The federal government's new efficiency measure, the latest effort to incentivize higher-quality, less-costly care, is one that has surprised, confused, and frustrated many hospital leaders whose payments will soon be impacted by the new rule.
One of the questions they ask in their letters of protest: How can hospitals be held accountable for services their patients receive after they're discharged or even before they're admitted? Another question: How is it fair to financially penalize them without first adjusting for socioeconomic factors, which this controversial measure does not do?
But despite these and other concerns surrounding Medicare's new spending per beneficiary equation, or MSPB, some hospital leaders say they embrace the new measure because they know the healthcare system's mosaic of providers ultimately must work much more efficiently, together, in the interest of the patient.

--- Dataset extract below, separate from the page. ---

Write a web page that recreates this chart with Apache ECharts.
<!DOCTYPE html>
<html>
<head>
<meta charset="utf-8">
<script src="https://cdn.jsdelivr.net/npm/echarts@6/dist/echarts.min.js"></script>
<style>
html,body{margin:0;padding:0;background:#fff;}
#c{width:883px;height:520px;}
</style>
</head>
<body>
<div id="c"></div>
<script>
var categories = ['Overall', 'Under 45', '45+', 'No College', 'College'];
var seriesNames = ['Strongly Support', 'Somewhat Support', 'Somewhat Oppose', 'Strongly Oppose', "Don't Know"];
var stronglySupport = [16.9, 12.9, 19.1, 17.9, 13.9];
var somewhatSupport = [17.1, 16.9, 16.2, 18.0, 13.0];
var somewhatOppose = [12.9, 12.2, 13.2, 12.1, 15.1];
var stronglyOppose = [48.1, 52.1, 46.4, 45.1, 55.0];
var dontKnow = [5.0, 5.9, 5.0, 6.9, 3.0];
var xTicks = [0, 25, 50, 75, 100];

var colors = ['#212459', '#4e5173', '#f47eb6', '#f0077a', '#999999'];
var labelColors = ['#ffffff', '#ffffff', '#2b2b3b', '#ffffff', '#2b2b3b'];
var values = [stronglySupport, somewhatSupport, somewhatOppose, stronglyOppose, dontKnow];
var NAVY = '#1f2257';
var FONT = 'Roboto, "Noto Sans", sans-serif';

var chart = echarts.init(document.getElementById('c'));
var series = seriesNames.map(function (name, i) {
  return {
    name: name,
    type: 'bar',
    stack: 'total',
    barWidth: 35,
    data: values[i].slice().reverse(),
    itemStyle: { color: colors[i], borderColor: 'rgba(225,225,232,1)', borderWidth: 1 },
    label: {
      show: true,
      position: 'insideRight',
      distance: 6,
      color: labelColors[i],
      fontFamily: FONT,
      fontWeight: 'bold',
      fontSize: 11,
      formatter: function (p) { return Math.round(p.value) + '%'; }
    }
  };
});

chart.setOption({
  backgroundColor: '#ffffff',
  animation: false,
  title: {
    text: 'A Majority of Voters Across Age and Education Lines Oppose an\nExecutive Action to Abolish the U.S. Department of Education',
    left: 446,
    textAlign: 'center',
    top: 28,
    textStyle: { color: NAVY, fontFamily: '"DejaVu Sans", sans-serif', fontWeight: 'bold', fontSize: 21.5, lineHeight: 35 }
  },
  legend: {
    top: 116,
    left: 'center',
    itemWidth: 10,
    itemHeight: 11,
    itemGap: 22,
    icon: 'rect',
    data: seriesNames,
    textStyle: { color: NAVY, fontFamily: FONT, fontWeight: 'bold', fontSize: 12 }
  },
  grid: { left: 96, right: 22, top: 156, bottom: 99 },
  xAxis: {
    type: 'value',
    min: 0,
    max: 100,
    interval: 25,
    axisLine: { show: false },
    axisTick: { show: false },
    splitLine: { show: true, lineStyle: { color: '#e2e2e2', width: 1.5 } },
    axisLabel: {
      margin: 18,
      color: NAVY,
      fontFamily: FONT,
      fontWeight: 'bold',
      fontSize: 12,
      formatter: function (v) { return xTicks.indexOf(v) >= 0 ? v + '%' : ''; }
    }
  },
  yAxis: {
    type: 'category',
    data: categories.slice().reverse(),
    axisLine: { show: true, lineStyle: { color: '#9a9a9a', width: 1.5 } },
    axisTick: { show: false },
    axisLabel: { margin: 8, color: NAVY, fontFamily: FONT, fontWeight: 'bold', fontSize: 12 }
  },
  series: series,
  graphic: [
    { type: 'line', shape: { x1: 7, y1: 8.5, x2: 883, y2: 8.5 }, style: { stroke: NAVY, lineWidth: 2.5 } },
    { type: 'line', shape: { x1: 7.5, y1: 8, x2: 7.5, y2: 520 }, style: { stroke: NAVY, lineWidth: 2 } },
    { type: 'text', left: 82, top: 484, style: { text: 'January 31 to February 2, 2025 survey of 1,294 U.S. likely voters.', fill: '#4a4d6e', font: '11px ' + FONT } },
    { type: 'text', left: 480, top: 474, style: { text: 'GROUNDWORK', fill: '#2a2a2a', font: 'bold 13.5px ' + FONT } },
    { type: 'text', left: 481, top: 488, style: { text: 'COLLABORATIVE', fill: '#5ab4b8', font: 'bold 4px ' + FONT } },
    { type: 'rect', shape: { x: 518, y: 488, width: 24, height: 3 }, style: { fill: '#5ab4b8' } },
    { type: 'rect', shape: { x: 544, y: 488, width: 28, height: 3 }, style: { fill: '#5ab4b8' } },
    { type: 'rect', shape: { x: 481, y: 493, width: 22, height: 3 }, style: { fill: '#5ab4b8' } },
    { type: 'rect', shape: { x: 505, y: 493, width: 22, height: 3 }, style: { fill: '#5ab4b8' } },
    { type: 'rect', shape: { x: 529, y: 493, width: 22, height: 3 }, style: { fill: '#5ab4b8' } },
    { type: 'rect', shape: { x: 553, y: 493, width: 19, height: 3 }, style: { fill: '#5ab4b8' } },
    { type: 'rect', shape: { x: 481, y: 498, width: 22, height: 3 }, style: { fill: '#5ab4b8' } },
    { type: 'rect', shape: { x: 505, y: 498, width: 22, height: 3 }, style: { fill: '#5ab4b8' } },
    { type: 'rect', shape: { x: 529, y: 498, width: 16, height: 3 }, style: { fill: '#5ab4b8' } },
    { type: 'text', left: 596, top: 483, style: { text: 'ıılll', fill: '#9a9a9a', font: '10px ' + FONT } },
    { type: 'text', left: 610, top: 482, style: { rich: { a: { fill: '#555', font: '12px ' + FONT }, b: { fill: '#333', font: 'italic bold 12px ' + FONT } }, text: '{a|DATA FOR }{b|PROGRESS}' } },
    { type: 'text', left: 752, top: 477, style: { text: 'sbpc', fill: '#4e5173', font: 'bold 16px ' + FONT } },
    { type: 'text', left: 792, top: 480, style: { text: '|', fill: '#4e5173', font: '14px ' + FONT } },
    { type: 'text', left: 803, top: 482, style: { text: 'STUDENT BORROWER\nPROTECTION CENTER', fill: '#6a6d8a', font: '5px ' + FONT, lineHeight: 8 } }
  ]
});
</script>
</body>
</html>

"This measure has now been placed on us, and we as hospitals have to own this and accept this responsibility," says Jeffrey DiLisi, MD, vice president and chief medical officer of 342-licensed-bed Virginia Hospital Center in Arlington, whose MSPB in December 2013 was 0.95, lower than the national average.

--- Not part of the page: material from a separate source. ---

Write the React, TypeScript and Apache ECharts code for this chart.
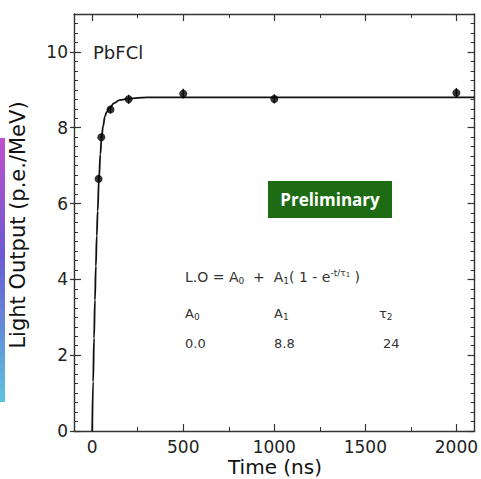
import React, { useEffect, useRef } from "react";
import * as echarts from "echarts";

// Measured data points (time in ns, light output in p.e./MeV)
const pointTimes = [35, 50, 100, 200, 500, 1000, 2000];
const pointValues = [6.65, 7.75, 8.48, 8.75, 8.9, 8.76, 8.92];
const pointErrors = [0.1, 0.1, 0.1, 0.12, 0.13, 0.12, 0.13];

// Fit curve
const fitTimes = [0, 5, 10, 15, 20, 25, 30, 37, 45, 51, 60, 70, 80, 97, 120, 150, 200, 300, 500, 1000, 2100];
const fitValues = [0, 1.3, 2.45, 3.45, 4.35, 5.15, 5.8, 6.65, 7.3, 7.72, 8.05, 8.3, 8.42, 8.53, 8.65, 8.73, 8.77, 8.8, 8.8, 8.8, 8.8];

// Axis ticks
const xMajorTicks = [0, 500, 1000, 1500, 2000];
const xMinorTicks = [250, 750, 1250, 1750];
const yMajorTicks = [0, 2, 4, 6, 8, 10];

const FONT = "DejaVu Sans";
const AXIS_COLOR = "#333";

export default function App() {
  const ref = useRef<HTMLDivElement>(null);

  useEffect(() => {
    document.body.style.margin = "0";
    if (!ref.current) return;
    const chart = echarts.init(ref.current, undefined, { renderer: "svg" });

    const yMinorTicks: number[] = [];
    for (let i = 0; i <= 44; i++) {
      const v = i * 0.25;
      if (!yMajorTicks.includes(v) && v < 11) yMinorTicks.push(v);
    }

    const baseX = {
      type: "value" as const,
      min: -100,
      max: 2100,
      splitLine: { show: false },
      axisLabel: { show: false },
    };
    const baseY = {
      type: "value" as const,
      min: 0,
      max: 11,
      splitLine: { show: false },
      axisLabel: { show: false },
    };
    const line = { show: true, onZero: false, lineStyle: { color: AXIS_COLOR, width: 1.4 } };
    const noLine = { show: false, onZero: false };

    const option: any = {
      animation: false,
      backgroundColor: "#fff",
      grid: { left: 74, right: 6, top: 14, bottom: 48 },
      xAxis: [
        {
          ...baseX,
          position: "bottom",
          axisLine: line,
          axisTick: { show: true, inside: true, length: 7, customValues: xMajorTicks, lineStyle: { color: AXIS_COLOR, width: 1.2 } },
          axisLabel: {
            show: true,
            customValues: xMajorTicks,
            formatter: (v: number) => String(v),
            margin: 7,
            fontFamily: FONT,
            fontSize: 17,
            color: "#222",
          },
        },
        {
          ...baseX,
          position: "bottom",
          axisLine: noLine,
          axisTick: { show: true, inside: true, length: 4, customValues: xMinorTicks, lineStyle: { color: AXIS_COLOR, width: 1 } },
        },
        {
          ...baseX,
          position: "top",
          axisLine: line,
          axisTick: { show: true, inside: true, length: 7, customValues: xMajorTicks, lineStyle: { color: AXIS_COLOR, width: 1.2 } },
        },
        {
          ...baseX,
          position: "top",
          axisLine: noLine,
          axisTick: { show: true, inside: true, length: 4, customValues: xMinorTicks, lineStyle: { color: AXIS_COLOR, width: 1 } },
        },
      ],
      yAxis: [
        {
          ...baseY,
          position: "left",
          axisLine: line,
          axisTick: { show: true, inside: true, length: 7, customValues: yMajorTicks, lineStyle: { color: AXIS_COLOR, width: 1.2 } },
          axisLabel: {
            show: true,
            customValues: yMajorTicks,
            formatter: (v: number) => String(v),
            margin: 6,
            fontFamily: FONT,
            fontSize: 17,
            color: "#222",
          },
        },
        {
          ...baseY,
          position: "left",
          axisLine: noLine,
          axisTick: { show: true, inside: false, length: 4, customValues: yMajorTicks, lineStyle: { color: AXIS_COLOR, width: 1.2 } },
        },
        {
          ...baseY,
          position: "left",
          axisLine: noLine,
          axisTick: { show: true, inside: true, length: 4, customValues: yMinorTicks, lineStyle: { color: AXIS_COLOR, width: 1 } },
        },
        {
          ...baseY,
          position: "right",
          axisLine: line,
          axisTick: { show: true, inside: true, length: 7, customValues: yMajorTicks, lineStyle: { color: AXIS_COLOR, width: 1.2 } },
        },
        {
          ...baseY,
          position: "right",
          axisLine: noLine,
          axisTick: { show: true, inside: true, length: 4, customValues: yMinorTicks, lineStyle: { color: AXIS_COLOR, width: 1 } },
        },
      ],
      series: [
        {
          name: "fit",
          type: "line",
          xAxisIndex: 0,
          yAxisIndex: 0,
          data: fitTimes.map((t, i) => [t, fitValues[i]]),
          smooth: 0.4,
          smoothMonotone: "x",
          showSymbol: false,
          symbol: "none",
          lineStyle: { color: "#111", width: 1.8 },
          z: 2,
        },
        {
          name: "errors",
          type: "custom",
          xAxisIndex: 0,
          yAxisIndex: 0,
          data: pointTimes.map((t, i) => [t, pointValues[i] - pointErrors[i], pointValues[i] + pointErrors[i]]),
          renderItem: (params: any, api: any) => {
            const x = api.value(0);
            const lo = api.coord([x, api.value(1)]);
            const hi = api.coord([x, api.value(2)]);
            return {
              type: "line",
              shape: { x1: lo[0], y1: lo[1], x2: hi[0], y2: hi[1] },
              style: { stroke: "#111", lineWidth: 1.3 },
            };
          },
          z: 3,
        },
        {
          name: "data",
          type: "scatter",
          xAxisIndex: 0,
          yAxisIndex: 0,
          data: pointTimes.map((t, i) => [t, pointValues[i]]),
          symbol: "circle",
          symbolSize: 8,
          itemStyle: { color: "#000" },
          z: 4,
        },
      ],
      graphic: [
        {
          type: "rect",
          left: 0,
          top: 138,
          shape: { width: 5, height: 264 },
          style: {
            fill: new echarts.graphic.LinearGradient(0, 0, 0, 1, [
              { offset: 0, color: "#c14fcb" },
              { offset: 0.45, color: "#6a5ad3" },
              { offset: 1, color: "#5cc3de" },
            ]),
          },
        },
        {
          type: "text",
          x: 18,
          y: 225,
          rotation: Math.PI / 2,
          style: {
            text: "Light Output (p.e./MeV)",
            font: `21px "${FONT}"`,
            fill: "#111",
            align: "center",
            verticalAlign: "middle",
          },
        },
        {
          type: "text",
          x: 275,
          y: 467,
          style: {
            text: "Time (ns)",
            font: `20px "${FONT}"`,
            fill: "#111",
            align: "center",
            verticalAlign: "middle",
          },
        },
        {
          type: "text",
          x: 93,
          y: 52,
          style: {
            text: "PbFCl",
            font: `18px "${FONT}"`,
            fill: "#222",
            align: "left",
            verticalAlign: "middle",
          },
        },
        {
          type: "rect",
          x: 268,
          y: 181,
          shape: { width: 124, height: 37 },
          style: { fill: "#1d6b12" },
        },
        {
          type: "text",
          x: 330,
          y: 199.5,
          style: {
            text: "Preliminary",
            font: `bold 17px "Open Sans"`,
            fill: "#fff",
            align: "center",
            verticalAlign: "middle",
          },
        },
        {
          type: "text",
          x: 185,
          y: 277,
          style: {
            text: "{a|L.O = A}{s|0}{a|  +  A}{s|1}{a|( 1 - e}{p|-t/τ}{ps|1}{a| )}",
            fill: "#333",
            align: "left",
            verticalAlign: "middle",
            rich: {
              a: { fontFamily: FONT, fontSize: 14, fill: "#333", lineHeight: 22, verticalAlign: "middle" },
              s: { fontFamily: FONT, fontSize: 9, fill: "#333", lineHeight: 22, verticalAlign: "bottom", padding: [0, 0, 3, 0] },
              p: { fontFamily: FONT, fontSize: 9, fill: "#333", lineHeight: 22, verticalAlign: "top", padding: [2, 0, 0, 0] },
              ps: { fontFamily: FONT, fontSize: 7, fill: "#333", lineHeight: 22, verticalAlign: "top", padding: [5, 0, 0, 0] },
            },
          },
        },
        {
          type: "text",
          x: 185,
          y: 313,
          style: {
            text: "{a|A}{s|0}",
            align: "left",
            verticalAlign: "middle",
            rich: {
              a: { fontFamily: FONT, fontSize: 13, fill: "#333", lineHeight: 20, verticalAlign: "middle" },
              s: { fontFamily: FONT, fontSize: 9, fill: "#333", lineHeight: 20, verticalAlign: "bottom", padding: [0, 0, 2, 0] },
            },
          },
        },
        {
          type: "text",
          x: 274,
          y: 313,
          style: {
            text: "{a|A}{s|1}",
            align: "left",
            verticalAlign: "middle",
            rich: {
              a: { fontFamily: FONT, fontSize: 13, fill: "#333", lineHeight: 20, verticalAlign: "middle" },
              s: { fontFamily: FONT, fontSize: 9, fill: "#333", lineHeight: 20, verticalAlign: "bottom", padding: [0, 0, 2, 0] },
            },
          },
        },
        {
          type: "text",
          x: 379,
          y: 313,
          style: {
            text: "{a|τ}{s|2}",
            align: "left",
            verticalAlign: "middle",
            rich: {
              a: { fontFamily: FONT, fontSize: 13, fill: "#333", lineHeight: 20, verticalAlign: "middle" },
              s: { fontFamily: FONT, fontSize: 9, fill: "#333", lineHeight: 20, verticalAlign: "bottom", padding: [0, 0, 2, 0] },
            },
          },
        },
        {
          type: "text",
          x: 185,
          y: 343,
          style: { text: "0.0", font: `13px "${FONT}"`, fill: "#333", align: "left", verticalAlign: "middle" },
        },
        {
          type: "text",
          x: 274,
          y: 343,
          style: { text: "8.8", font: `13px "${FONT}"`, fill: "#333", align: "left", verticalAlign: "middle" },
        },
        {
          type: "text",
          x: 383,
          y: 343,
          style: { text: "24", font: `13px "${FONT}"`, fill: "#333", align: "left", verticalAlign: "middle" },
        },
      ],
    };

    chart.setOption(option);
    return () => chart.dispose();
  }, []);

  return <div ref={ref} style={{ width: 481, height: 479 }} />;
}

Hospital leaders' complaints that the rule is unfair because they have no control over this spending "sounds like an excuse," he says, because they actually do have control.
With this measure, CMS encourages hospitals to exert influence—perhaps through their powers of referral—over community physicians, skilled nursing facilities, home health agencies, durable medical equipment providers, and hospices to ensure that they improve the quality of care delivered and not provide unnecessary care.
Keeping readmissions low
Because his organization saw this measure coming, DiLisi says Virginia Hospital Center has been working with provider partners to keep readmissions low.

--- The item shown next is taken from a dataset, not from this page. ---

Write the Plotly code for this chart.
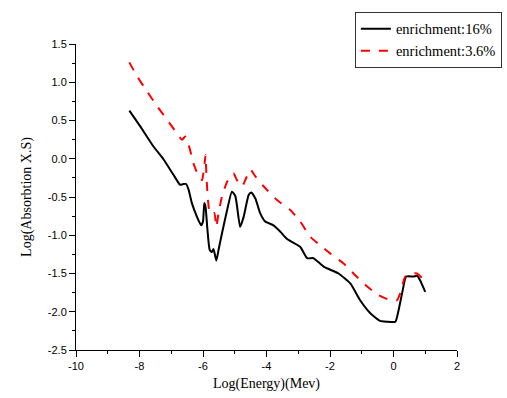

"Over the past three years, we've had multiple meetings with the executive teams at our skilled nursing homes and home health agencies, telling them 'We don't want you sending someone back to the ER in the middle of the night for something that you could have taken care of safely at the facility,' " he says.
"We're fortunate that we have some good home health providers here," DiLisi says. "However, there is certainly variability, and now our case managers make decisions based on which agencies provide the best care for the patients they are servicing."
"For hospitals that look at this metric seriously," he says, "they will find their providers who are not causing unnecessary readmissions. Those are the better-value providers that we should be sending our patients to."